Atop the crazies, the streets
were littered with people begging, talking to themselves, sleeping, dressed in
pimp suits, animal skins, wearing tales and so on, so forth. The locals were quite used to this kind of
stuff that nothing really struck them as outrageous anymore. You could walk around doing almost anything
and people would address you with a straight face. I was not in Kansas anymore!
Even the less obvious
conversations could be amazingly entertaining.
One day while walking to down town Berkeley from Toni’s house we
overheard a regular looking guy trying to pick up a girl who clearly knew he
was punching above his weight. The
conversation went a little like this:
Guy: “You’re a very good looking girl.
I’m looking to only date good looking girls because ugly girls just bring
you down. They are soooo
depressing. You see, this is why I would
like to date someone like you. You’re
very good looking”. Best pick up line
ever! Toni couldn’t control herself from
yelling a loud “WTF!” I just broke down
laughing. Unperturbed, the guy proceeded
to ask what the girl was doing later. I
don’t know if this actually worked for him.
I have seen stranger things happen in SF. One thing is for sure, people really don’t
hold back here!
But with all this happening people
are super friendly and ridiculously polite.
This was not only evident in SF, but also all around it. The customer service we found to be
amazing. The constant conversations we
had with many a stranger was a joy as there was usually no setup. People would just freely talk to you about
anything and everything.
The people dynamic was not only
limited to the streets either. Toni told
me she lived in a Co-Op. I just nodded
and pretended I knew what this was but I had no idea. Now I do....
Basically it is a big share house which in this case was full of
hippies. Out front were the chickens and
a forest of edible fruit and veg. There
were apple trees, plum trees, blueberry and raspberry bushes, leafy greens,
herbs and so on. It was actually almost
enough to sustain the house. Did I
mention the place was full of hippies though.
About 17 of them in total. The
conversations I had were great. The most
memorable was when I asked one of the guys how his day was. He replied “it has been a beautiful day”

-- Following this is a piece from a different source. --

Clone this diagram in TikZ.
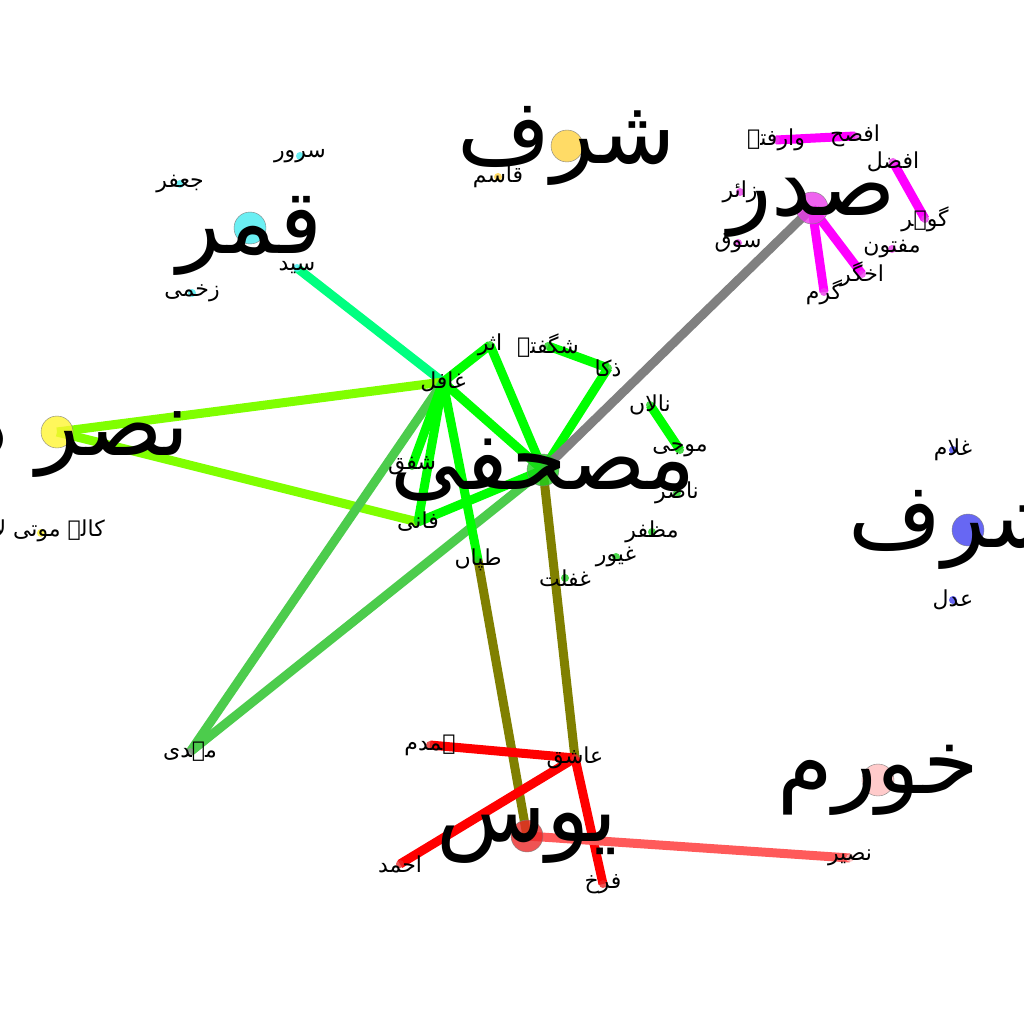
\documentclass[tikz,border=0pt]{standalone}
\usepackage{fontspec}
\newfontfamily\arabicfont[Script=Arabic]{DejaVu Sans}
\TeXXeTstate=1
\newcommand{\urdu}[1]{{\arabicfont\beginR #1\endR}}
\definecolor{cgold}{RGB}{255,210,64}
\definecolor{ccyan}{RGB}{70,235,240}
\definecolor{cmagenta}{RGB}{235,60,235}
\definecolor{cyellow}{RGB}{255,245,50}
\definecolor{cgreen}{RGB}{30,210,30}
\definecolor{cblue}{RGB}{65,65,240}
\definecolor{cpink}{RGB}{255,190,190}
\definecolor{cred}{RGB}{235,40,40}
\definecolor{cgrey}{RGB}{150,150,150}
\definecolor{espring}{RGB}{0,255,128}
\definecolor{elime}{RGB}{128,255,0}
\definecolor{egreen}{RGB}{0,255,0}
\definecolor{emid}{RGB}{76,204,76}
\definecolor{egrey}{RGB}{128,128,128}
\definecolor{eolive}{RGB}{128,128,0}
\definecolor{ered}{RGB}{255,0,0}
\definecolor{esalmon}{RGB}{255,90,90}
\definecolor{emagenta}{RGB}{255,0,255}
\tikzset{
  bigdot/.style={circle, draw=gray, fill=#1, fill opacity=0.8, minimum size=32pt, inner sep=0pt},
  smalldot/.style={circle, fill=#1, fill opacity=0.8, minimum size=8pt, inner sep=0pt},
  bigname/.style={font=\fontsize{90}{90}\selectfont, inner sep=0pt},
  smallname/.style={font=\fontsize{22}{22}\selectfont, inner sep=0pt},
  tie/.style={line width=9pt, draw=#1},
}
\begin{document}
\begin{tikzpicture}[x=1pt, y=-1pt]
  \fill[white] (0,0) rectangle (1024,1024);
  \useasboundingbox (0,0) rectangle (1024,1024);
  % big vertices
  \coordinate (sharaf) at (567,146);
  \coordinate (qamar) at (250,228);
  \coordinate (sadr) at (812,208);
  \coordinate (nasr) at (57,432);
  \coordinate (mushafi) at (543,470);
  \coordinate (sharafb) at (968,530);
  \coordinate (khurram) at (878,780);
  \coordinate (yus) at (527,836);
  % small vertices
  \coordinate (surur) at (300,156);
  \coordinate (jafar) at (180,184);
  \coordinate (zakhmi) at (192,293);
  \coordinate (sayyid) at (297,268);
  \coordinate (qasim) at (498,177);
  \coordinate (warafta) at (776,140);
  \coordinate (afsah) at (855,136);
  \coordinate (afzal) at (893,162);
  \coordinate (gohar) at (925,219);
  \coordinate (zair) at (740,192);
  \coordinate (sauq) at (738,243);
  \coordinate (maftun) at (892,249);
  \coordinate (akhgar) at (862,274);
  \coordinate (garm) at (824,292);
  \coordinate (kala) at (41,533);
  \coordinate (ghafil) at (443,382);
  \coordinate (asar) at (490,345);
  \coordinate (shagufta) at (548,346);
  \coordinate (zaka) at (608,368);
  \coordinate (nalan) at (650,405);
  \coordinate (mauji) at (680,450);
  \coordinate (nasir) at (677,493);
  \coordinate (muzaffar) at (652,532);
  \coordinate (ghayur) at (616,557);
  \coordinate (ghaflat) at (565,578);
  \coordinate (tapan) at (478,560);
  \coordinate (fani) at (418,522);
  \coordinate (shafaq) at (412,466);
  \coordinate (mahdi) at (190,752);
  \coordinate (ashiq) at (575,758);
  \coordinate (hamdam) at (430,745);
  \coordinate (ahmad) at (400,864);
  \coordinate (farrukh) at (603,884);
  \coordinate (nusair) at (850,858);
  \coordinate (ghulam) at (953,450);
  \coordinate (adl) at (953,600);
  % edges
  \draw[tie=espring] (sayyid) -- (ghafil);
  \draw[tie=elime] (nasr) -- (ghafil);
  \draw[tie=elime] (nasr) -- (fani);
  \draw[tie=emid] (ghafil) -- (mahdi);
  \draw[tie=emid] (mushafi) -- (mahdi);
  \draw[tie=egreen] (ghafil) -- (asar);
  \draw[tie=egreen] (asar) -- (mushafi);
  \draw[tie=egreen] (shagufta) -- (zaka);
  \draw[tie=egreen] (zaka) -- (mushafi);
  \draw[tie=egreen] (nalan) -- (mauji);
  \draw[tie=egreen] (ghafil) -- (mushafi);
  \draw[tie=egreen] (ghafil) -- (shafaq);
  \draw[tie=egreen] (ghafil) -- (fani);
  \draw[tie=egreen] (ghafil) -- (tapan);
  \draw[tie=egreen] (fani) -- (mushafi);
  \draw[tie=egrey] (mushafi) -- (sadr);
  \draw[tie=eolive] (tapan) -- (yus);
  \draw[tie=eolive] (mushafi) -- (ashiq);
  \draw[tie=ered] (hamdam) -- (ashiq);
  \draw[tie=ered] (ashiq) -- (ahmad);
  \draw[tie=ered] (ashiq) -- (farrukh);
  \draw[tie=esalmon] (yus) -- (nusair);
  \draw[tie=emagenta] (sadr) -- (garm);
  \draw[tie=emagenta] (sadr) -- (akhgar);
  \draw[tie=emagenta] (warafta) -- (afsah);
  \draw[tie=emagenta] (afzal) -- (gohar);
  % dots
  \node[bigdot=cgold] at (sharaf) {};
  \node[bigdot=ccyan] at (qamar) {};
  \node[bigdot=cmagenta] at (sadr) {};
  \node[bigdot=cyellow] at (nasr) {};
  \node[bigdot=cgreen] at (mushafi) {};
  \node[bigdot=cblue] at (sharafb) {};
  \node[bigdot=cpink] at (khurram) {};
  \node[bigdot=cred] at (yus) {};
  \foreach \v in {surur,jafar,zakhmi,sayyid}
    \node[smalldot=ccyan] at (\v) {};
  \node[smalldot=cgold] at (qasim) {};
  \foreach \v in {warafta,afsah,afzal,gohar,zair,sauq,maftun,akhgar,garm}
    \node[smalldot=cmagenta] at (\v) {};
  \node[smalldot=cyellow] at (kala) {};
  \foreach \v in {ghafil,asar,shagufta,zaka,nalan,mauji,nasir,muzaffar,ghayur,ghaflat,tapan,fani,shafaq}
    \node[smalldot=cgreen] at (\v) {};
  \node[smalldot=cgrey] at (mahdi) {};
  \foreach \v in {ashiq,hamdam,ahmad,farrukh}
    \node[smalldot=cred] at (\v) {};
  \node[smalldot=cpink] at (nusair) {};
  \foreach \v in {ghulam,adl}
    \node[smalldot=cblue] at (\v) {};
  % names
  \node[bigname] (sharafL) at (sharaf) {\urdu{شرف}};
  \node[bigname] (qamarL) at (250,236) {\urdu{قمر}};
  \node[bigname] (sadrL) at (sadr) {\urdu{صدر}};
  \node[bigname, anchor=east] (nasrL) at (190,432) {\urdu{نصر داد}};
  \node[bigname] (mushafiL) at (mushafi) {\urdu{مصحفی}};
  \node[bigname] (sharafbL) at (958,530) {\urdu{شرف}};
  \node[bigname] (khurramL) at (khurram) {\urdu{خورم}};
  \node[bigname] (yusL) at (yus) {\urdu{یوس}};
  \node[smallname] (ssururL) at (surur) {\urdu{سرور}};
  \node[smallname] (jafarL) at (jafar) {\urdu{جعفر}};
  \node[smallname] (zakhmiL) at (zakhmi) {\urdu{زخمی}};
  \node[smallname] (sayyidL) at (sayyid) {\urdu{سید}};
  \node[smallname] (qasimL) at (qasim) {\urdu{قاسم}};
  \node[smallname] (waraftaL) at (warafta) {\urdu{وارفتہ}};
  \node[smallname] (afsahL) at (afsah) {\urdu{افصح}};
  \node[smallname] (afzalL) at (afzal) {\urdu{افضل}};
  \node[smallname] (goharL) at (gohar) {\urdu{گوہر}};
  \node[smallname] (zairL) at (zair) {\urdu{زائر}};
  \node[smallname] (sauqL) at (sauq) {\urdu{سوق}};
  \node[smallname] (maftunL) at (maftun) {\urdu{مفتون}};
  \node[smallname] (akhgarL) at (akhgar) {\urdu{اخگر}};
  \node[smallname] (garmL) at (garm) {\urdu{گرم}};
  \node[smallname, anchor=east] (kalaL) at (105,531) {\urdu{کالہ موتی لال}};
  \node[smallname] (ghafilL) at (ghafil) {\urdu{غافل}};
  \node[smallname] (asarL) at (asar) {\urdu{اثر}};
  \node[smallname] (shaguftaL) at (shagufta) {\urdu{شگفتہ}};
  \node[smallname] (zakaL) at (zaka) {\urdu{ذکا}};
  \node[smallname] (nalanL) at (nalan) {\urdu{نالاں}};
  \node[smallname] (maujiL) at (mauji) {\urdu{موجی}};
  \node[smallname] (nasirL) at (nasir) {\urdu{ناصر}};
  \node[smallname] (muzaffarL) at (muzaffar) {\urdu{مظفر}};
  \node[smallname] (ghayurL) at (ghayur) {\urdu{غیور}};
  \node[smallname] (ghaflatL) at (ghaflat) {\urdu{غفلت}};
  \node[smallname] (tapanL) at (tapan) {\urdu{طپاں}};
  \node[smallname] (faniL) at (fani) {\urdu{فانی}};
  \node[smallname] (shafaqL) at (shafaq) {\urdu{شفق}};
  \node[smallname] (mahdiL) at (mahdi) {\urdu{مہدی}};
  \node[smallname] (ashiqL) at (ashiq) {\urdu{عاشق}};
  \node[smallname] (hamdamL) at (hamdam) {\urdu{ہمدم}};
  \node[smallname] (ahmadL) at (ahmad) {\urdu{احمد}};
  \node[smallname] (farrukhL) at (farrukh) {\urdu{فرخ}};
  \node[smallname] (nusairL) at (nusair) {\urdu{نصیر}};
  \node[smallname] (ghulamL) at (ghulam) {\urdu{غلام}};
  \node[smallname] (adlL) at (adl) {\urdu{عدل}};
\end{tikzpicture}
\end{document}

before looking off toward the sun (directly at the sun actually) and reverting
to silence for the next 3 minutes. Best
conversation ever! Bloody hippies.
The Co-Op.
All the house members were
friendly enough but damn were they odd.
The blokes lacked the one hormone men need to be men, testosterone,
while the women had way too much hair. I
was told by at least one girl there that I balanced the house out. And it is not because I lack hair.... I think my levels of enthusiasm and emotion
were a bit too much for this placid crowd making for some interesting
scenarios.
And the craziness kept on
coming. On the 5th day we
stumbled upon a street party to celebrate Juneteenth, an African American
freedom celebration day. We first got a
run down on it from the two African American guys who were cutting my hair
earlier that morning. I had been told to
ask them to give me some “swagga” with my hair style and they obliged. Not paying too much attention I came out with
a goatee a mirror image of what the guy cutting my hair was supporting.... In hind sight I should have thought that one
through.... Eh, what the hell
though. I was hungry and the street
party had food so off we went. At one
end of the party was a large stage with an African American reverend preaching
some words in a very stereotypical manner.
At the end of his speech he introduced the next band to take the stage. The lead vocalist was a large African
American women and she was supported by three backup singers and a male
vocalist on the bass. The male vocalist
started in a deep slow voice carrying on about the female butt. Next thing we know, the lead singer and back
up vocalists are chorusing “You gots ta, gots ta, gots ta do it in the butt!” Annnnd I didn’t see that one coming! There were all these old largish women around
us wiggling their butts in tune with the song having a great old time to the pleasure
of the surrounding men. I just stood
there with my mouth open looking like I had been hit with a wet fish.
If I was to summarise my whole
first week it would seem on paper like not too much happened. But this is far from the truth. I was more than entertained by the simple day
to day happenings around me as I toured the city sights. This was nothing like I had really seen before
and there was a huge novelty factor. The
food was good although a little large and rich, the coffee was ordinary despite
the hype and the people were loud in more ways than one. I can see how the novelty of it all could
wear off though and if it did it would become a little taxing.
A Zachary's Chicago style pizza. Heeeuuuuge!
And then there was the GLBT quarter at Castro. Openly proud.